Do You Make These 7 Common Mistakes On Your Car Insurance?
Insurance is an important tool for protecting your assets — but that doesn’t mean you should pay more than you have to. Reviewing your car insurance policy is probably at the bottom of your to-do list, but it’s time to bite the bullet if you want to save yourself money and avoid the trap so many of us fall into: paying our premiums month after month without ever a second glance.
If you’re like most people, you’re probably making a couple of big mistakes on your car insurance that could be costing you hundreds every year. Wouldn’t you prefer to have that money back in your pocket?
Without further ado, here are seven mistakes you can avoid to keep insurance costs under control.
1. Not Asking for Discounts
Don’t assume your insurance agent will automatically add discounts to your policy if you don’t ask. Discounts available vary by company, but potential discounts you could be missing includes: taking a new job with a shorter commute, carpooling, being a long-time customer, having a good driving record, driving a vehicle with safety and security features like an audible alarm or VSC and even parking your car in a garage instead of on the street.
2. Staying with the Same Insurer for Years
So you shopped around, got several quotes and ended up getting insurance through the company that offered you the lowest rate. But that was years ago; have you bothered to check if another company will give you a better rate today? Insurance companies know that most customers will give in to inertia, allowing them to steadily increase premiums.
Insurance companies also tend to reserve the best rates for their newest customers. If you’re a long-term customer, they know there’s less chance that you’ll leave.
When you go through a major life change, such as moving to a new state or getting a new car, it’s time to start comparing rates again. You should also start comparison shopping whenever you’re hit with a rate increase. You should always have a good idea about current car insurance rates to make sure you’re not paying more than you need to.
3. Keeping Your Deductible Too Low
The lower your deductible, the higher your car insurance rate. Sure, a low deductible will reduce the amount you need to pay in the event of an accident, but you’ll probably end up paying more for that benefit in the long run. Increasing your deductible from $250 to $500 or $1,000 will make an accident that much more expensive, but you’ll save up to 40% on the comprehensive and collision portion of your car insurance policy.

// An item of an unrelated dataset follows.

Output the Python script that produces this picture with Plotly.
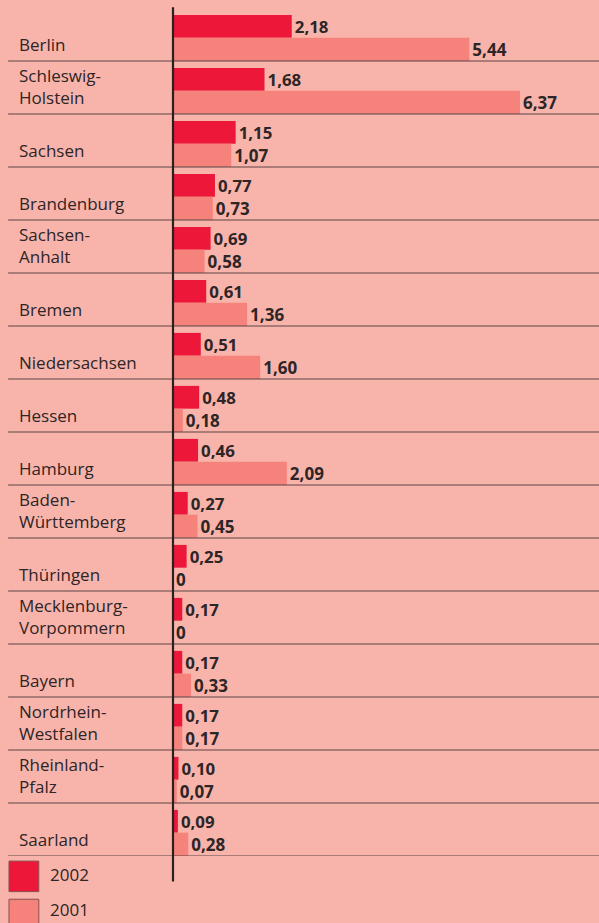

Not everyone should raise their deductible, however. If you don’t have enough money to cover the deductible in savings, you could face the possibility of not getting your car back from the body shop until the bill is paid. Proceed with caution, and make sure you choose a deductible you can afford.
4. Paying in Installments
Paying your car insurance in monthly installments definitely seems like an easy way to manage the expense, but it’ll end up costing you more than a lump sum payment. Insurance companies add convenience fees to installment payments and this can really add up over time. A monthly fee of just $7 can add up to close to $100 every year!
5. Not Combining Insurance Policies
If you have several insurance policies — such as car, home, homeowners/renters and life insurance — shop around and see how much you save if you combine these policies with the same insurance carrier. A multi-line policy can usually save you around 15% on your premiums.
6. Buying the Minimum Coverage to Save Money
While many people overpay for insurance, there are others who buy only the minimum coverage to save money, in many cases exposing themselves to unnecessary risk and failing to cover their assets. A very high deductible and insufficient liability coverage will save you money in the short term, but you may end up paying thousands in repair bills if you get in an accident.
7. Choosing limits based on state minimums
Car insurance companies won’t sell you insurance below state minimum requirements, but this doesn’t mean you should necessarily choose those minimums. If you do, you may leave yourself with huge out-of-pocket costs if you need to make a claim. If your state requires a $10,000 minimum for property damage and you cause $15,000 in damage to a high-end vehicle, you’ll be responsible the remaining $5,000.
When you choose insurance limits, consider the size of your vehicle and how much damage it can cause.
Avoiding these common insurance mistakes will help you choose the right auto insurance policy to protect your assets and save you money.